Dopo giorni e giorni di letture di giornali e notiziari televisivi, più che di rabbia si è preda di noia rassegnata: come rattrappiti, sommersi da un mare di nulla fatto di bla-bla e pio-pio, spesso bau-bau, di individui che nulla sono, nulla sanno, nulla dicono ma lo fanno con ineguagliabile, supponente arroganza. Con nessuno di loro ti sogneresti d’andare a cena, garanzia come sono di perpetuo sbadiglio. Nella presunzione d’essere il centro dell’universo, il loro orizzonte non va oltre il loro ombelico, neppure fosse quello della focosa Salomè…
Forse han pure ragione a confezionare giornali e tg in questo modo. Forse davvero il nostro sguardo è miope, la mente pigra, anche lei reclusa. Però i nostri destini prossimi si giocano nelle enormi contraddizioni in USA. Nelle tragedie ignorate in Africa. In quel Sud America che a sorpresa ci ha regalato un papa che tanti guardano con speranza e ammirazione e che è sull’orlo di un precipizio. E in un’Asia che è anche la Cina, da sola un continente che non è solo un pachiderma, come ci si racconta, di magnifiche progressive sorti. C’è un mondo che direttamente ci riguarda e da cui si dipende che non si vede e non si racconta. Temo neppure per deliberata scelta e volontà, sarebbe sintomo almeno di un ragionamento per quanto sbagliato. È proprio cecità. Incapacità di capire. Ma sì, avanti, ombelico.
A questo punto tocca confessare un po’ d’invidia nei confronti di certi miei colleghi (solo un po’, beninteso). Alcuni sono anche impeccabilmente bravi, non si può muover un’ombra di critica, per quello che riguarda il loro lavoro.
I loro servizi su questa storia infinita del Coronavirus sono precisi, esatti, corretti. Eppure…
È come la ricetta della vecchia cuoca: le chiedi, mentre prepara qualcosa, un chiarimento sulle dosi; ti risponde: «Il giusto». Ecco, in tanti servizi di colleghi onesti, capaci, esperti, quello che manca è “il giusto”.
Ma cos’è mai, “il giusto”? È l’aver coscienza della situazione che si vive; l’esser consapevoli che quello che ti scorre davanti agli occhi, che senti e “respiri” è un qualcosa di storico, unico. Non si sta scorrendo l’elenco telefonico (Vittorio Gassman sapeva rendere attraente anche quella lettura); è una pagina di storia quella che si “racconta”. Forse è una forma di auto-difesa di fronte al dolore e alla sofferenza.
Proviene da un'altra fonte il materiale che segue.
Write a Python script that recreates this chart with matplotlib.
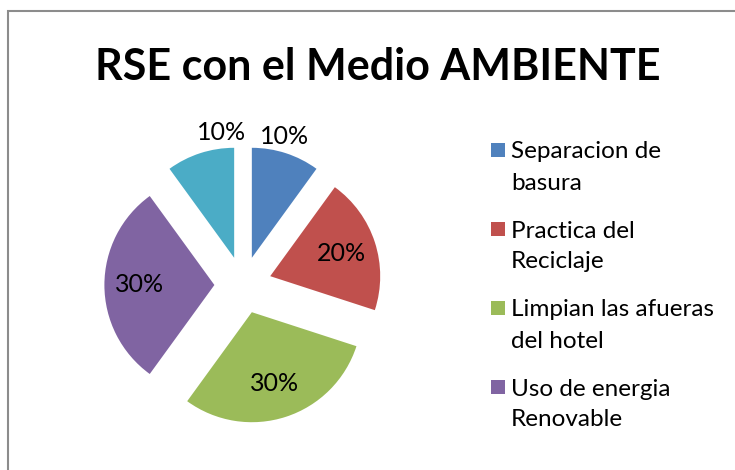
import matplotlib.pyplot as plt
from matplotlib.patches import Rectangle
import numpy as np

# datos del grafico
valores = [10, 20, 30, 30, 10]
colores = ["#4F81BD", "#C0504D", "#9BBB59", "#8064A2", "#4BACC6"]
leyenda = ["Separacion de\nbasura", "Practica del\nReciclaje",
           "Limpian las afueras\ndel hotel", "Uso de energia\nRenovable"]

plt.rcParams['font.family'] = ['Lato', 'DejaVu Sans']

W, H = 735, 470
fig = plt.figure(figsize=(W / 100, H / 100), dpi=100)

# marco gris del grafico (sale del lienzo por la derecha y abajo)
fig.patches.append(Rectangle((8 / W, -0.1), 1.1, (H - 11) / H + 0.1,
                             transform=fig.transFigure, fill=False,
                             edgecolor="#8c8c8c", linewidth=1.5))

fig.text(378 / W, 1 - 67 / H, "RSE con el Medio AMBIENTE",
         ha="center", va="center", fontsize=31, fontweight="bold")

# ejes del pastel: centro (243, 285) px, radio ~110 px
cx, cy, half = 243, 285, 145
ax = fig.add_axes([(cx - half) / W, (H - cy - half) / H, 2 * half / W, 2 * half / H])
lim = half / 110
ax.set_aspect("equal")
ax.axis("off")

expl = 0.26
wedges, texts, autotexts = ax.pie(valores, colors=colores, startangle=90,
                                  counterclock=False, explode=[expl] * len(valores),
                                  autopct="%d%%", pctdistance=0.68, radius=1,
                                  textprops={"fontsize": 18}, frame=False)
ax.set_xlim(-lim, lim)
ax.set_ylim(-lim, lim)

# las porciones pequeñas llevan la etiqueta fuera
ajuste = [2.5, 0, 0, 0, -10]
for w, t, a in zip(wedges, autotexts, ajuste):
    if w.theta2 - w.theta1 < 50:
        ang = np.deg2rad((w.theta1 + w.theta2) / 2 + a)
        t.set_position((1.40 * np.cos(ang), 1.40 * np.sin(ang)))
        t.set_va("center")

# leyenda estilo Excel: cuadro alineado con la primera linea
y0, paso, linea = 150, 79, 31
for i, (lab, col) in enumerate(zip(leyenda, colores)):
    y = y0 + i * paso
    fig.patches.append(Rectangle((491 / W, 1 - (y + 7) / H), 14 / W, 14 / H,
                                 transform=fig.transFigure, facecolor=col,
                                 edgecolor="none"))
    for j, parte in enumerate(lab.split("\n")):
        fig.text(511 / W, 1 - (y + j * linea) / H, parte, ha="left",
                 va="center_baseline", fontsize=17.5)

fig.savefig("out.png", dpi=100)
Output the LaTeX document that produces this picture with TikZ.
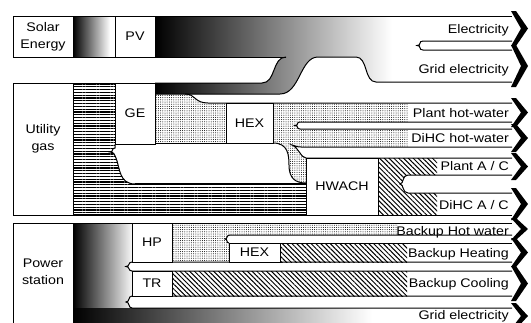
\documentclass[tikz,border=0pt]{standalone}
\usepackage{fontspec}
\setmainfont{Liberation Sans}[FakeStretch=1.14]
\usetikzlibrary{patterns.meta}
\newcommand\chevr[2]{%
  \fill (511,{#1-5}) -- (516,{#1-5}) -- (528,{(#1+#2)/2}) -- (516,{#2+5}) -- (511,{#2+5}) -- (521,{(#1+#2)/2}) -- cycle;}
\begin{document}
\begin{tikzpicture}[x=1pt,y=-1pt,
  txt/.style={font=\fontsize{12.5}{17}\selectfont, inner sep=0pt, align=center},
  box/.style={draw, fill=white, line width=1pt, inner sep=0pt, outer sep=0pt, font=\fontsize{12.5}{17}\selectfont, align=center},
  edge/.style={line width=1pt},
  heavy/.style={line width=1.7pt},
  lbl/.style={font=\fontsize{12.5}{15}\selectfont, inner sep=0pt, anchor=base east},
  stip/.style={pattern={Dots[distance=2.2pt,radius=0.5pt]}},
  hlin/.style={pattern={Lines[angle=0,distance=2.8pt,line width=1.1pt]}},
  dlin/.style={pattern={Lines[angle=-45,distance=3.4pt,line width=1pt]}}
]
\useasboundingbox (0,0) rectangle (531,322);
\fill[white] (0,0) rectangle (531,322);

% ---------- fills ----------
% solar gradient
\shade[left color=black,right color=white] (73,16) rectangle (110,57);
% PV + GE electricity gradient
\begin{scope}
\clip (155,16) -- (512,16) -- (512,41) -- (423,41) -- (423,50) -- (512,50) -- (512,82) -- (376,82) .. controls (364,82) and (368,57) .. (356,57) -- (318,57) .. controls (300,57) and (300,94) .. (280,94) -- (155,94) -- (155,83) -- (262,83) .. controls (276,83) and (272,57) .. (286,57) -- (155,57) -- cycle;
\shade[left color=black,right color=white] (155,10) rectangle (392,100);
\end{scope}
% gas hatch
\fill[hlin] (73,83) -- (115,83) -- (115,148) .. controls (111,148) and (114,152) .. (110,152) .. controls (114,152) and (115,155) .. (116,158) .. controls (120,168) and (119,184) .. (135,184) -- (306,184) -- (306,215) -- (73,215) -- cycle;
% stipple GE -> HEX
\fill[stip] (155,94) -- (185,94) .. controls (196,94) and (194,103) .. (208,103) -- (226,103) -- (226,143) -- (155,143) -- cycle;
% stipple HEX -> hot water
\fill[stip] (273,103) -- (408,103) -- (408,122) -- (300,122) .. controls (296,122) and (299,125.5) .. (295,125.5) .. controls (299,125.5) and (296,129) .. (300,129) -- (408,129) -- (408,147) -- (301,147) .. controls (297,147) and (296,146) .. (292,145) .. controls (299,148) and (301,158) .. (306,158) -- (306,183) .. controls (295,183) and (289,178) .. (289,165) .. controls (289,155) and (288,143) .. (273,143) -- cycle;
% HWACH hatch
\fill[dlin] (378,158) -- (437,158) -- (437,175) -- (408,175) .. controls (402,175) and (404,184) .. (400,184) .. controls (404,184) and (402,193) .. (408,193) -- (437,193) -- (437,215) -- (378,215) -- cycle;
% power gradients
\begin{scope}
\clip (73,223) -- (132,223) -- (132,262) .. controls (128,262) and (130,266.5) .. (126,266.5) .. controls (130,266.5) and (128,271) .. (132,271) -- (132,296) .. controls (128,296) and (130,302) .. (126,302) .. controls (130,302) and (128,308) .. (132,308) -- (73,308) -- cycle;
\shade[left color=black,right color=white] (73,220) rectangle (134,310);
\end{scope}
\shade[left color=black,right color=white] (73,308) rectangle (372,330);
% HP stipple
\fill[stip] (172,223) -- (398,223) -- (398,235) -- (230,235) .. controls (226,235) and (228,239) .. (225,239) .. controls (228,239) and (226,243) .. (229,243) -- (229,262) -- (172,262) -- cycle;
% backup hatches
\fill[dlin] (280,243) rectangle (407,262);
\fill[dlin] (172,271) rectangle (407,296);

% ---------- lines ----------
\draw[edge] (73,16) -- (512,16);
\draw[edge] (73,57) -- (115,57);
\draw[edge] (155,57) -- (286,57);
\draw[edge] (155,83) -- (262,83) .. controls (276,83) and (272,57) .. (286,57);
\draw[edge] (512,41) -- (423,41) .. controls (418,41) and (422,45.5) .. (417,45.5) .. controls (422,45.5) and (418,50) .. (423,50) -- (512,50);
\draw[edge] (512,82) -- (376,82) .. controls (364,82) and (368,57) .. (356,57) -- (318,57) .. controls (300,57) and (300,94) .. (280,94) -- (155,94);
\draw[edge] (185,94) .. controls (196,94) and (194,103) .. (208,103) -- (512,103);
\draw[edge] (155,143) -- (226,143);
\draw[edge] (512,122) -- (300,122) .. controls (296,122) and (299,125.5) .. (295,125.5) .. controls (299,125.5) and (296,129) .. (300,129) -- (512,129);
\draw[edge] (512,147) -- (301,147) .. controls (297,147) and (296,146) .. (292,145) .. controls (299,148) and (301,158) .. (306,158) -- (512,158);
\draw[edge] (273,143) .. controls (288,143) and (289,155) .. (289,165) .. controls (289,178) and (295,183) .. (306,183);
\draw[edge] (512,175) -- (408,175) .. controls (402,175) and (404,184) .. (400,184) .. controls (404,184) and (402,193) .. (408,193) -- (512,193);
\draw[edge] (73,83) -- (115,83);
\draw[edge] (115,144) -- (115,148) .. controls (111,148) and (114,152) .. (110,152) .. controls (114,152) and (115,155) .. (116,158) .. controls (120,168) and (119,184) .. (135,184);
\draw[heavy] (135,184) -- (306,184);
\draw[heavy] (73,215) -- (306,215);
\draw[edge] (306,215) -- (512,215);
% power lines
\draw[edge] (73,223) -- (512,223);
\draw[edge] (512,235) -- (230,235) .. controls (226,235) and (228,239) .. (225,239) .. controls (228,239) and (226,243) .. (229,243);
\draw[edge] (280,243) -- (512,243);
\draw[edge] (512,262) -- (132,262) .. controls (128,262) and (130,266.5) .. (126,266.5) .. controls (130,266.5) and (128,271) .. (132,271) -- (512,271);
\draw[edge] (512,296) -- (132,296) .. controls (128,296) and (130,302) .. (126,302) .. controls (130,302) and (128,308) .. (132,308) -- (512,308);

% ---------- boxes ----------
\node[box, minimum width=60pt, minimum height=41pt] (solar) at (43,36.5) {Solar\\Energy};
\node[box, minimum width=40pt, minimum height=41pt] (pv) at (135,36.5) {PV};
\node[box, minimum width=60pt, minimum height=132pt] (gas) at (43,149) {};
\node[txt] (gaslbl) at (43,139) {Utility\\gas};
\node[box, minimum width=40pt, minimum height=61pt] (ge) at (135,113.5) {GE};
\node[box, minimum width=47pt, minimum height=40pt] (hexa) at (249.5,123) {HEX};
\node[box, minimum width=72pt, minimum height=57pt] (hwach) at (342,186.5) {HWACH};
\node[box, minimum width=60pt, minimum height=110pt] (power) at (43,278) {};
\node[txt] (powerlbl) at (43,272) {Power\\station};
\node[box, minimum width=40pt, minimum height=39pt] (hp) at (152,242.5) {HP};
\node[box, minimum width=51pt, minimum height=19pt] (hexb) at (254.5,252.5) {HEX};
\node[box, minimum width=40pt, minimum height=25pt] (tr) at (152,283.5) {TR};

% ---------- chevrons ----------
\chevr{16}{41}
\chevr{50}{82}
\chevr{103}{122}
\chevr{129}{147}
\chevr{158}{175}
\chevr{193}{215}
\chevr{223}{235}
\chevr{243}{262}
\chevr{271}{296}
\chevr{308}{324}

% ---------- labels ----------
\node[lbl] (l1) at (509,33) {Electricity};
\node[lbl] (l2) at (509,73.5) {Grid electricity};
\node[lbl] (l3) at (509,117) {Plant hot-water};
\node[lbl] (l4) at (509,142.5) {DiHC hot-water};
\node[lbl] (l5) at (509,170.5) {Plant A / C};
\node[lbl] (l6) at (509,209) {DiHC A / C};
\node[lbl] (l7) at (509,235) {Backup Hot water};
\node[lbl] (l8) at (509,257) {Backup Heating};
\node[lbl] (l9) at (509,287.5) {Backup Cooling};
\node[lbl] (l10) at (509,319) {Grid electricity};
\end{tikzpicture}
\end{document}
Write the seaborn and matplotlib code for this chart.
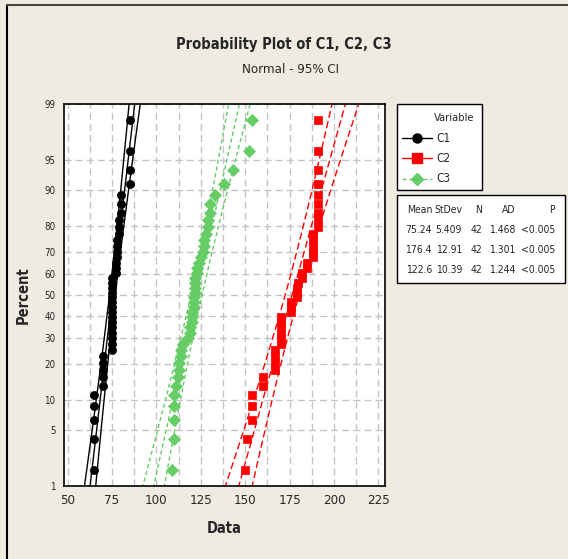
from statistics import NormalDist

import numpy as np
import pandas as pd
import matplotlib
matplotlib.use("Agg")
import matplotlib.pyplot as plt
import seaborn as sns
from matplotlib.lines import Line2D
from matplotlib.patches import Rectangle
from matplotlib.ticker import MultipleLocator

# values (sorted, 42 per column)
c1 = [65, 65, 65, 65, 65, 70, 70, 70, 70, 70,
      75, 75, 75, 75, 75, 75, 75, 75, 75, 75, 75, 75, 75, 75, 75,
      77, 77, 77, 78, 78, 78, 78, 79, 79, 79, 80, 80, 80,
      85, 85, 85, 85]
c2 = [150, 151, 154, 154, 154, 160, 160, 167, 167, 167, 167,
      170, 170, 170, 170, 170, 170, 176, 176, 176,
      179, 179, 179, 180, 182, 182, 185, 185,
      188, 188, 188, 188, 188,
      191, 191, 191, 191, 191, 191, 191, 191, 191]
c3 = [109, 110, 110, 110, 110, 111, 112, 113, 113, 114, 114, 115,
      118, 119, 119, 120, 120, 120, 121, 121, 121,
      122, 122, 122, 122, 123, 123, 124, 125, 126, 127, 127, 128,
      129, 129, 130, 130, 133, 138, 143, 152, 154]

variables = ["C1", "C2", "C3"]
pct_ticks = [1, 5, 10, 20, 30, 40, 50, 60, 70, 80, 90, 95, 99]
x_ticks = [50, 75, 100, 125, 150, 175, 200, 225]

stat_header = ["Mean", "StDev", "N", "AD", "P"]
stat_rows = [
    ["75.24", "5.409", "42", "1.468", "<0.005"],
    ["176.4", "12.91", "42", "1.301", "<0.005"],
    ["122.6", "10.39", "42", "1.244", "<0.005"],
]

colors = {"C1": "black", "C2": "#FF0000", "C3": "#66CC66"}
markers = {"C1": "o", "C2": "s", "C3": "D"}
msize = {"C1": 34, "C2": 32, "C3": 38}
ci_style = {"C1": "-", "C2": (0, (5, 2.5)), "C3": (0, (3, 2))}

nd = NormalDist()
_ppf = np.vectorize(lambda p: nd.inv_cdf(p), otypes=[float])
_cdf = np.vectorize(lambda z: nd.cdf(z), otypes=[float])


def to_z(pct):
    p = np.clip(np.asarray(pct, dtype=float) / 100.0, 1e-9, 1 - 1e-9)
    return _ppf(p)


def to_pct(z):
    return _cdf(np.asarray(z, dtype=float)) * 100.0


# median ranks, as Minitab does
rows = []
for name, vals in zip(variables, [c1, c2, c3]):
    n = len(vals)
    for i, v in enumerate(sorted(vals), start=1):
        rows.append({"Variable": name, "Data": v, "Percent": 100 * (i - 0.3) / (n + 0.4)})
df = pd.DataFrame(rows)

sns.set_style("white")
plt.rcParams["font.family"] = ["DejaVu Sans"]
plt.rcParams["font.stretch"] = "condensed"

fig = plt.figure(figsize=(5.68, 5.59), dpi=100, facecolor="#EFEBE1")
ax = fig.add_axes([64 / 568, 1 - 486 / 559, (385 - 64) / 568, (486 - 104) / 559])
ax.set_facecolor("white")
ax.set_yscale("function", functions=(to_z, to_pct))

# fitted line and 95% CI for each column
zz = np.linspace(-2.6, 2.6, 200)
for name, vals in zip(variables, [c1, c2, c3]):
    arr = np.asarray(vals, dtype=float)
    n = len(arr)
    mu, sd = arr.mean(), arr.std(ddof=1)
    fit = mu + sd * zz
    hw = 1.96 * sd * np.sqrt(1 / n + zz ** 2 / (2 * n))
    for line in (fit, fit - hw, fit + hw):
        ax.plot(line, to_pct(zz), color=colors[name], ls=ci_style[name], lw=1.0, zorder=2)

for name in variables:
    sns.scatterplot(data=df[df["Variable"] == name], x="Data", y="Percent",
                    color=colors[name], marker=markers[name], s=msize[name],
                    edgecolor=colors[name], linewidth=0.5, legend=False, ax=ax, zorder=3)

ax.set_xlim(48, 228.7)
ax.set_ylim(1, 99)
ax.set_xticks(x_ticks)
ax.xaxis.set_minor_locator(MultipleLocator(12.5))
ax.set_yticks(pct_ticks)
ax.set_yticklabels([str(t) for t in pct_ticks])
ax.yaxis.set_minor_locator(plt.NullLocator())
ax.tick_params(axis="both", which="major", direction="out", length=4, width=1,
               labelsize=9.5, color="black", pad=2)
ax.tick_params(axis="y", labelsize=7)
ax.tick_params(axis="x", which="minor", length=0)
ax.grid(True, which="both", color="#C4C4C4", ls=(0, (5, 3)), lw=1.0, zorder=0)
ax.set_axisbelow(True)
for sp in ax.spines.values():
    sp.set_color("black")
    sp.set_linewidth(1.2)

ax.set_xlabel("Data", fontsize=10.5, fontweight="bold", labelpad=10)
ax.set_ylabel("Percent", fontsize=10.5, fontweight="bold", labelpad=10)

fig.text(284 / 568, 1 - 45 / 559, "Probability Plot of C1, C2, C3",
         ha="center", va="center", fontsize=10.5, fontweight="bold")
fig.text(291 / 568, 1 - 70 / 559, "Normal - 95% CI", ha="center", va="center", fontsize=9.5)

# frame lines of the graph window
fig.add_artist(Line2D([7 / 568, 7 / 568], [0, 1 - 5 / 559], color="black", lw=1.5))
fig.add_artist(Line2D([7 / 568, 1], [1 - 5 / 559, 1 - 5 / 559], color="#444444", lw=1.5))


def fx(px):
    return px / 568


def fy(py):
    return 1 - py / 559


# legend box
fig.add_artist(Rectangle((fx(397), fy(190)), fx(482) - fx(397), fy(104) - fy(190),
                         facecolor="white", edgecolor="black", lw=1.0))
fig.text(fx(454), fy(118), "Variable", ha="center", va="center", fontsize=8)
for name, yy in zip(variables, [138, 158, 179]):
    fig.add_artist(Line2D([fx(402), fx(432)], [fy(yy), fy(yy)], color=colors[name],
                          ls=ci_style[name] if name == "C3" else "-", lw=1.0))
    fig.add_artist(Line2D([fx(417)], [fy(yy)], color=colors[name], marker=markers[name],
                          markersize=6.5 if name != "C3" else 6, ls="none"))
    fig.text(fx(436), fy(yy), name, ha="left", va="center", fontsize=8.5)

# statistics table
fig.add_artist(Rectangle((fx(397), fy(283)), fx(565) - fx(397), fy(195) - fy(283),
                         facecolor="white", edgecolor="black", lw=1.0))
col_right = [432, 462, 482, 515, 555]
for j, h in enumerate(stat_header):
    fig.text(fx(col_right[j]), fy(210), h, ha="right", va="center", fontsize=7.5)
for r, row in enumerate(stat_rows):
    for j, val in enumerate(row):
        fig.text(fx(col_right[j]), fy(230 + 20 * r), val, ha="right", va="center", fontsize=7.5)

fig.savefig("out.png", dpi=100, facecolor=fig.get_facecolor())
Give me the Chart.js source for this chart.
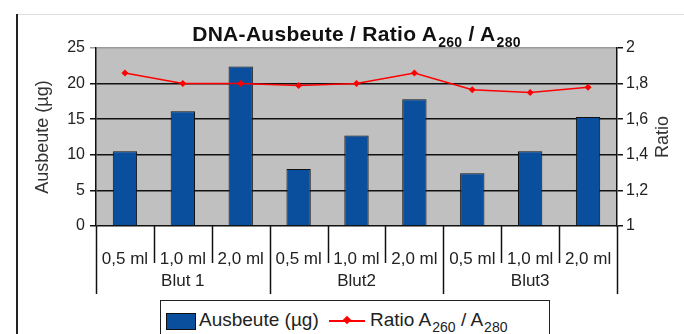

Forse è incapacità di capire… È come se non avvertissero una grave responsabilità che incombe su loro, che grava sulle loro spalle.
È questo che un po’ (solo un po’) si invidia loro. Questo non capire, non vedere, non sentire. È uno scudo protettivo. Avvolti nel loro preservativo, non sorprendono e non vengono sorpresi. Non si emozionano e non emozionano. Non hanno passione e non appassionano. I loro servizi sono confezionati in modo impeccabile. Ma manca “il giusto”.
In generale la televisione, contrariamente a quello che si dice, è il miglior alleato del libro. Per dire: accendi le ore canoniche, ti sintonizzi sui vari canali dei notiziari, per sapere cosa accade nel mondo…Ecco che scatta la “voglia di libro” che ti cattura: non si può resistere a lungo a un’overdose di servizi insulsi, che non hanno alcuna ragione d’essere, e si potrebbero liquidare in poche battute.
Non mi riferisco ai soporiferi pastoni politici. Quelli hanno un benefico effetto: più li senti parlare, più li detesti. Sono gli altri servizi che sono un oltraggio all’intelligenza: devi comunicare che ancora non c’è accordo per le partite di calcio? Basta dirlo. Ti propinano un polpettone di un paio di minuti con vecchi filmati di partite. Devi spiegare che il costo della vita aumenta? Basta dirlo, magari una grafica con cifre. Ti mostrano una folla di persone che va avanti e indietro in qualche strada cittadina.
C’è la crisi del turismo? Ecco allora le spiagge affollate di un anno prima. Devi parlare di banche che non danno crediti se non con il contagocce: immancabile il fascio di banconote ancora da smazzettare, e subito dopo contate automaticamente dalle macchinette. Chi è a Londra parla di Berlino, chi è a Pechino racconta di San Francisco, chi è a Berlino della Svizzera. Chi lo sa se la CNN, dovesse mai crollare il Colosseo si collegherà con il corrispondente di Londra…
Gli editori possono coltivare un cauto ottimismo: finché c’è la TV il libro ha ancora una speranza.